Como José Antonio pronunciara en su discurso en las Cortes, el 30 de noviembre de 1934, y no repetiré aquí literalmente sus palabras-, una nación no se justifica por la geografía, las costumbres y ni siquiera por el idioma, sino cuando se interpreta como esencia de un destino universal. No diré imperial, que esa dialéctica formaba parte de una cultura ochocentista y en cierto modo romántica, victoriana, usual en aquellos tiempos pero alejada de nuestra concepción actual de empresa en común, por más que en la terminología joseantoniana se refiriera a una empresa universal de cultura y civilización como a mi parecer, ya apuntaba el filósofo Adolfo Muñoz Alonso.

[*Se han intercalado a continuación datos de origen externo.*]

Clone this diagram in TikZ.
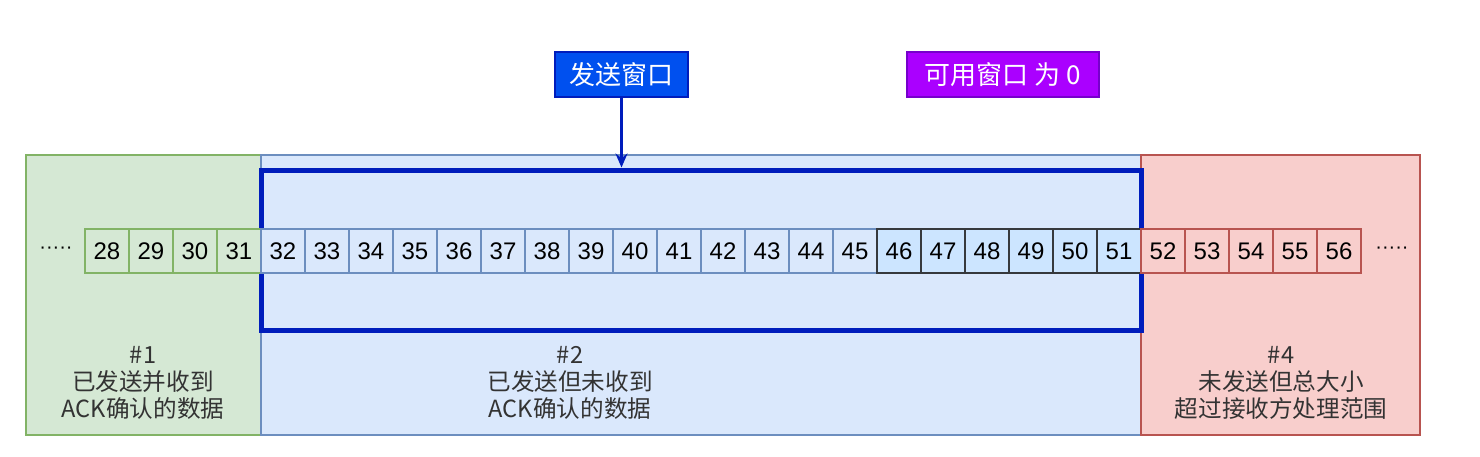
\documentclass[tikz,border=0pt]{standalone}
\usepackage{fontspec}
\setmainfont{Liberation Sans}
\newfontfamily\cjk{Noto Sans CJK SC}
\usetikzlibrary{arrows.meta}

\definecolor{sentfill}{HTML}{D5E8D4}
\definecolor{sentline}{HTML}{82B366}
\definecolor{flyfill}{HTML}{DAE8FC}
\definecolor{flyline}{HTML}{6C8EBF}
\definecolor{usefill}{HTML}{CCE5FF}
\definecolor{useline}{HTML}{36393D}
\definecolor{outfill}{HTML}{F8CECC}
\definecolor{outline}{HTML}{B85450}
\definecolor{winblue}{HTML}{001DBC}
\definecolor{sendfill}{HTML}{0050EF}
\definecolor{zerofill}{HTML}{AA00FF}
\definecolor{zeroline}{HTML}{7700CC}

\tikzset{
  region/.style={draw, line width=1pt, minimum height=140pt, inner sep=0pt},
  seqcell/.style={draw, line width=1pt, minimum width=22pt, minimum height=22pt,
    inner sep=0pt, font=\fontsize{12}{12}\selectfont},
  tag/.style={draw, line width=0.6pt, text=white, minimum height=22.5pt, inner sep=0pt,
    font=\cjk\fontsize{13}{13}\selectfont},
  note/.style={align=center, font=\cjk\fontsize{11.8}{13.5}\selectfont, text=black!80},
  dots/.style={font=\fontsize{10}{10}\selectfont}
}

\begin{document}
\begin{tikzpicture}[x=0.5pt, y=-0.5pt]
  \useasboundingbox (0,0) rectangle (1480,456);

  \node [region, fill=sentfill, draw=sentline, minimum width=117.5pt] (sent) at (143.5,295) {};
  \node [region, fill=flyfill, draw=flyline, minimum width=440pt] (fly) at (701,295) {};
  \node [region, fill=outfill, draw=outline, minimum width=139.5pt] (over) at (1280.5,295) {};

  \node [draw=winblue, line width=2.5pt, minimum width=440pt, minimum height=80pt,
    inner sep=0pt] (win) at (701,250) {};

  \foreach \n in {28,...,56} {
    \pgfmathsetmacro{\cx}{107+44*(\n-28)}
    \ifnum\n<32
      \node [seqcell, fill=sentfill, draw=sentline] (c\n) at (\cx,251) {\n};
    \else\ifnum\n<46
      \node [seqcell, fill=flyfill, draw=flyline] (c\n) at (\cx,251) {\n};
    \else\ifnum\n<52
      \node [seqcell, fill=usefill, draw=useline] (c\n) at (\cx,251) {\n};
    \else
      \node [seqcell, fill=outfill, draw=outline] (c\n) at (\cx,251) {\n};
    \fi\fi\fi
  }
  \node [dots] (ldots) at (56,250) {·····};
  \node [dots] (rdots) at (1392,250) {·····};

  \node [tag, fill=sendfill, draw=winblue, minimum width=66.5pt] (send) at (621.5,74.5) {发送窗口};
  \node [tag, fill=zerofill, draw=zeroline, minimum width=96pt] (zero) at (1003,74.5) {可用窗口 为 0};
  \draw [winblue, line width=1.2pt, -{Stealth[length=7pt, width=6pt]}] (send) -- (send |- win.north);

  \node [note] (n1) at (143,383) {\#1\\已发送并收到\\ACK确认的数据};
  \node [note] (n2) at (570,383) {\#2\\已发送但未收到\\ACK确认的数据};
  \node [note] (n4) at (1281,383) {\#4\\未发送但总大小\\超过接收方处理范围};
\end{tikzpicture}
\end{document}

No, los falangistas, sin calificaciones, amamos a Cataluña y por eso la amamos como española; y entendemos su alma sentimental, respecto a su tierra, pero por las mismas razones creemos en la indivisibilidad de una nación común, madre de todas las tierras de España. Y esto jamás cederemos. Es claro que conocemos el largo camino de Cataluña como región, como pueblo, como hecho histórico de muchos siglos, de sus vicisitudes y experiencias que no vamos a reseñar ahora por ser de todos más que sabidas. Y no cabe aquí una lección de historia más que contrastada por peritos e investigadores de tantos años, no, no hace falta, solo activar la razón, el sentido común, y la verdad para ser fuertes en la identidad de una patria común que es España.